## Task to complete
Retype only the lines below from the one with "Recreate this image as a component" to the one with "80, 90, 100];", inclusive, skipping every image.
--- Task material ---
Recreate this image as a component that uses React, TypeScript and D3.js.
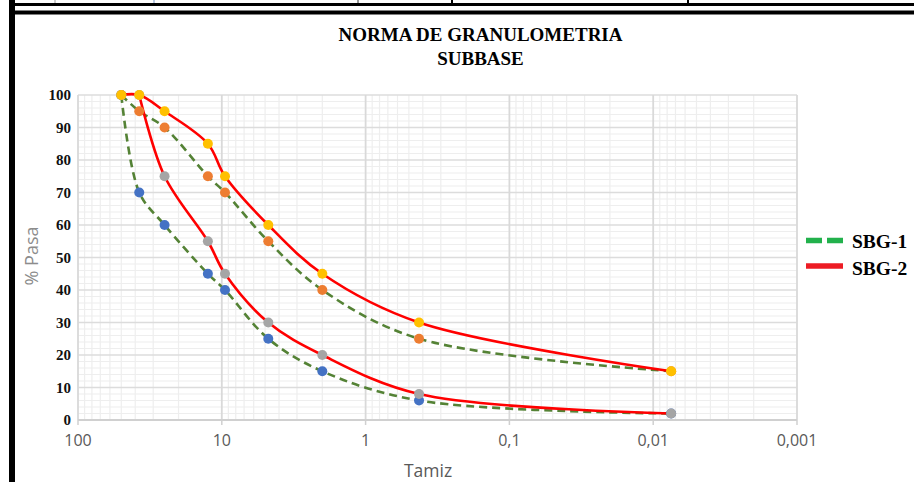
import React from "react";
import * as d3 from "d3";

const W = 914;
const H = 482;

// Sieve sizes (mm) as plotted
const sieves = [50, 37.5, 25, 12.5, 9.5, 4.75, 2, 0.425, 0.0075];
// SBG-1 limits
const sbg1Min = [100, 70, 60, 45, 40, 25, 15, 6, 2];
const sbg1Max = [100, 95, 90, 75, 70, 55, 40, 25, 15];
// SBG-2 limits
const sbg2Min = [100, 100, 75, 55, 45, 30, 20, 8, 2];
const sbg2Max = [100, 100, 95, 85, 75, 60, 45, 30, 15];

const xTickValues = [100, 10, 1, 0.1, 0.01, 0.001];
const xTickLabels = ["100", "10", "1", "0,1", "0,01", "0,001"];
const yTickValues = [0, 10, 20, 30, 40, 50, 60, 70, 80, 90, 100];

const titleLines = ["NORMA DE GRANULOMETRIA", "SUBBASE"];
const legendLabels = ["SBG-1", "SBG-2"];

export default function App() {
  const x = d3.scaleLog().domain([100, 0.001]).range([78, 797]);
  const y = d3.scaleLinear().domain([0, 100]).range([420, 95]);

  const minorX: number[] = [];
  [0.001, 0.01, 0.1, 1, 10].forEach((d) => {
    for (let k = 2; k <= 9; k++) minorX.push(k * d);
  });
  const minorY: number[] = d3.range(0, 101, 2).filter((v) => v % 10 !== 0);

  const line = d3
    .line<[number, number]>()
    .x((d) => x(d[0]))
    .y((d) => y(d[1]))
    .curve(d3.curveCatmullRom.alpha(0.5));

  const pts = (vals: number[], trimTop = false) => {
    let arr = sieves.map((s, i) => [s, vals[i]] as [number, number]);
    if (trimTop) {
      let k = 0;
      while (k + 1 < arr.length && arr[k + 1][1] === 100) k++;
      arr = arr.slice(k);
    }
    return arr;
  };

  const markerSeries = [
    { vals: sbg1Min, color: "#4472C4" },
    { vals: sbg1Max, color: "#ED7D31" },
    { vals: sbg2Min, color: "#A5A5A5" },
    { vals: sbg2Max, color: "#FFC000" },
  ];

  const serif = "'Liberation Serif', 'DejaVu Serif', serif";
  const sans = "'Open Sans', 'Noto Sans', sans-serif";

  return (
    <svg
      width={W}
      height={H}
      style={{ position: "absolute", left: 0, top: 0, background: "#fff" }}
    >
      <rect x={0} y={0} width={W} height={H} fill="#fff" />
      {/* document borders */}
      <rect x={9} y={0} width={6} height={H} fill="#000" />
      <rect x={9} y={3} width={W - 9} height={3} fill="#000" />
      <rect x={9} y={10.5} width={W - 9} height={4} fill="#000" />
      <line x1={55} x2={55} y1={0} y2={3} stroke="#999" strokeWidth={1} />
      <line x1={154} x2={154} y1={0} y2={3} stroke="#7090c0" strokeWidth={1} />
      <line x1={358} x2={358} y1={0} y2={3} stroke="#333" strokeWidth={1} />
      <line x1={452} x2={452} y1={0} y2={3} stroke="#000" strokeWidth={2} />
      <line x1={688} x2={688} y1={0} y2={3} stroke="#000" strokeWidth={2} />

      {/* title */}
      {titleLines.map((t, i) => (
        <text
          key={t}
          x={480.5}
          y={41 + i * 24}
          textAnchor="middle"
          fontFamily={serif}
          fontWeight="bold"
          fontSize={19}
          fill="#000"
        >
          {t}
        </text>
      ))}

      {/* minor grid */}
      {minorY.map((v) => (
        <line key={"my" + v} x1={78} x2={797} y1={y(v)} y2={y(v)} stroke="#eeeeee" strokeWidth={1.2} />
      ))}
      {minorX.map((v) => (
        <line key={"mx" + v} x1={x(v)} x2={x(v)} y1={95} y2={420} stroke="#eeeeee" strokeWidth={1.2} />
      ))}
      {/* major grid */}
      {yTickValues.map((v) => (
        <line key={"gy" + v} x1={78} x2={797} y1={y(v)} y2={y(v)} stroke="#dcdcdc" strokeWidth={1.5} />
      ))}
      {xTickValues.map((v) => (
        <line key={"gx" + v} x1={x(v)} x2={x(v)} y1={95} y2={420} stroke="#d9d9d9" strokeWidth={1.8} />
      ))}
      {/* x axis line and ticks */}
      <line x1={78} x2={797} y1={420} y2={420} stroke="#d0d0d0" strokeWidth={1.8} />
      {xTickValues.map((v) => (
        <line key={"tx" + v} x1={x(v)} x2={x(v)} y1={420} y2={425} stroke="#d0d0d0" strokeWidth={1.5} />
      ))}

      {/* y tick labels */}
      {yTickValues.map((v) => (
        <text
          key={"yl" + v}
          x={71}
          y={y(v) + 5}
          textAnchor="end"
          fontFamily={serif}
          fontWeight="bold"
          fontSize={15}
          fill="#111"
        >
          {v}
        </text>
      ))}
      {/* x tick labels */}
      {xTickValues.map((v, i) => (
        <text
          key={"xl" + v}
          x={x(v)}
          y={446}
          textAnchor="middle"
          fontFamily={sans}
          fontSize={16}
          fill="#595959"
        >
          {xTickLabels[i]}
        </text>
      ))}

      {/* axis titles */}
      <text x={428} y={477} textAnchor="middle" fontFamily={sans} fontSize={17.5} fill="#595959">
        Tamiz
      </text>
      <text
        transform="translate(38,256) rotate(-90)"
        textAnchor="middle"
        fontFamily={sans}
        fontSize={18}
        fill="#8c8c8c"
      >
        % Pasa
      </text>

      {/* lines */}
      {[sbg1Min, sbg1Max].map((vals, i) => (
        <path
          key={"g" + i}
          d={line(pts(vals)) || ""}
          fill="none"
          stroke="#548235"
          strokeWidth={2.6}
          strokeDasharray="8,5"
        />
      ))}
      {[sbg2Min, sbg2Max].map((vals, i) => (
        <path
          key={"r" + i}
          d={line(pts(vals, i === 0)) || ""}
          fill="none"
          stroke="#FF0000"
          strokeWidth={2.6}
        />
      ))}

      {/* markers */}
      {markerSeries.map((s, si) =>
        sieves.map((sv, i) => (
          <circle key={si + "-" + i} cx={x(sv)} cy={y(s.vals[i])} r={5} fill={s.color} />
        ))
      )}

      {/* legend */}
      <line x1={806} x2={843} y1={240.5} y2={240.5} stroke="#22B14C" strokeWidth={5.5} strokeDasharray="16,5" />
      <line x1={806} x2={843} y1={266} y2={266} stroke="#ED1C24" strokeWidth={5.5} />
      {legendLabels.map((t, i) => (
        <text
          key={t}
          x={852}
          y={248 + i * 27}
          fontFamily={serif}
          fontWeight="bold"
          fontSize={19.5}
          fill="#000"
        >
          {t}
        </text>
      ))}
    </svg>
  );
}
---
--- Task material ---
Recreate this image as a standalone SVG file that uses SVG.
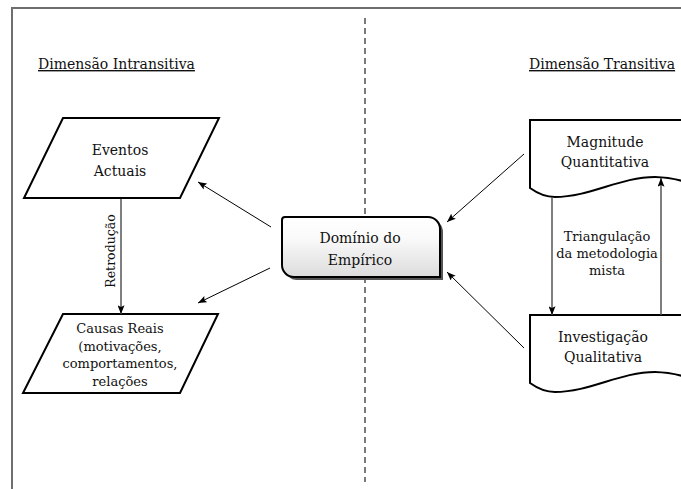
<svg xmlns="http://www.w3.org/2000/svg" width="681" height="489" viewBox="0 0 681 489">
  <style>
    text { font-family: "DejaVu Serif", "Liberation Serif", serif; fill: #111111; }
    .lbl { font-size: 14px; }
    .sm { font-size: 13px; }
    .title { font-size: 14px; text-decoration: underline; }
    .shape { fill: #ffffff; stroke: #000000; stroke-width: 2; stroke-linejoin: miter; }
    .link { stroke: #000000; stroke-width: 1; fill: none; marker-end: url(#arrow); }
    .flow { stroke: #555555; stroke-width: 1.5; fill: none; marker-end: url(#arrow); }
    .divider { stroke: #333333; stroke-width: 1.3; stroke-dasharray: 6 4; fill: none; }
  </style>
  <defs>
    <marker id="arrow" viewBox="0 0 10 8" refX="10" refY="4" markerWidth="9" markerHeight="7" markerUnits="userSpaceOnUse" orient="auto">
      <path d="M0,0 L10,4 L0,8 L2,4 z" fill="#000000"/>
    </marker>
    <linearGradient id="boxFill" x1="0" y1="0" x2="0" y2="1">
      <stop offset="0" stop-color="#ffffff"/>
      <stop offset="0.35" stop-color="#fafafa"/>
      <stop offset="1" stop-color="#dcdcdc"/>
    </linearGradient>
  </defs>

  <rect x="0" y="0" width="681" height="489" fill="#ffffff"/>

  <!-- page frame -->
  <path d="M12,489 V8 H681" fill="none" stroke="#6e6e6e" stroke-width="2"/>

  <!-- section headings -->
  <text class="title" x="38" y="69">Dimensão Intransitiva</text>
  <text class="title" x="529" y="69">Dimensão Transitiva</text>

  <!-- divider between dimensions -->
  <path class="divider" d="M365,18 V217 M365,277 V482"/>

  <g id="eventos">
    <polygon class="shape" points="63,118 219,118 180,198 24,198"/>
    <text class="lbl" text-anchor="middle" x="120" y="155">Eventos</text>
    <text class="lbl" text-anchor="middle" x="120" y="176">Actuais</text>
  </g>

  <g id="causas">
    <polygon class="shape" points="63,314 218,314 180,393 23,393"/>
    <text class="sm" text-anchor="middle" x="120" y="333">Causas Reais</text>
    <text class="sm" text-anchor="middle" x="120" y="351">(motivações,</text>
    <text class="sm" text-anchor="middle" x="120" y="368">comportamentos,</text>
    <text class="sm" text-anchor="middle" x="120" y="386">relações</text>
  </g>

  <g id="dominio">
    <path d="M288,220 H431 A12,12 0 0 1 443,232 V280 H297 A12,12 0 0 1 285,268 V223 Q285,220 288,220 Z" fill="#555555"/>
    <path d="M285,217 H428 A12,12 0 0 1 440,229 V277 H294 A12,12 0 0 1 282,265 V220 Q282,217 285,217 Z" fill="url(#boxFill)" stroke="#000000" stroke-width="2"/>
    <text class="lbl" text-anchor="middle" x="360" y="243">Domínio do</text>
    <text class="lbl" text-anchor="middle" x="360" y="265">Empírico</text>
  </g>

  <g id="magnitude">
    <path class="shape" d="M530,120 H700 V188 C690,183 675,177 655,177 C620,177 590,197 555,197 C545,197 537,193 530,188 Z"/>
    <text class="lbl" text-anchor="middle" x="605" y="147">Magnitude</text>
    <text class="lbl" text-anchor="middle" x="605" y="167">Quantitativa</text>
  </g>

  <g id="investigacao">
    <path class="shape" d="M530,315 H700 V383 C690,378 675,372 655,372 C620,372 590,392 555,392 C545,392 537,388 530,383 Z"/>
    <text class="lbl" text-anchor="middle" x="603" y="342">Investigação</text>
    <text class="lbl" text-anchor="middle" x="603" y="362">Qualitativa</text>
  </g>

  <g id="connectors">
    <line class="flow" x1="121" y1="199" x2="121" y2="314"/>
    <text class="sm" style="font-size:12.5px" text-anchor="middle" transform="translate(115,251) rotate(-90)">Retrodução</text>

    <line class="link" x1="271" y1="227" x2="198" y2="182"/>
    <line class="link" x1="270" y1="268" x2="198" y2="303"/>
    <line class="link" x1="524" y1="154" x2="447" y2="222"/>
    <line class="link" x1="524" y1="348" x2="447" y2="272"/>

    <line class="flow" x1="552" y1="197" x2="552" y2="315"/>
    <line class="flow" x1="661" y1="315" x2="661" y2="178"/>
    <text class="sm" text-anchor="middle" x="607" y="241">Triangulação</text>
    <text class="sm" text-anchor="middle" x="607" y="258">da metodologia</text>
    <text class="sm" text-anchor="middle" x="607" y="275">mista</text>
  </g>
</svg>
---
## Response to this exercise
Recreate this image as a component that uses React, TypeScript and D3.js.
import React from "react";
import * as d3 from "d3";

const W = 914;
const H = 482;

// Sieve sizes (mm) as plotted
const sieves = [50, 37.5, 25, 12.5, 9.5, 4.75, 2, 0.425, 0.0075];
// SBG-1 limits
const sbg1Min = [100, 70, 60, 45, 40, 25, 15, 6, 2];
const sbg1Max = [100, 95, 90, 75, 70, 55, 40, 25, 15];
// SBG-2 limits
const sbg2Min = [100, 100, 75, 55, 45, 30, 20, 8, 2];
const sbg2Max = [100, 100, 95, 85, 75, 60, 45, 30, 15];

const xTickValues = [100, 10, 1, 0.1, 0.01, 0.001];
const xTickLabels = ["100", "10", "1", "0,1", "0,01", "0,001"];
const yTickValues = [0, 10, 20, 30, 40, 50, 60, 70, 80, 90, 100];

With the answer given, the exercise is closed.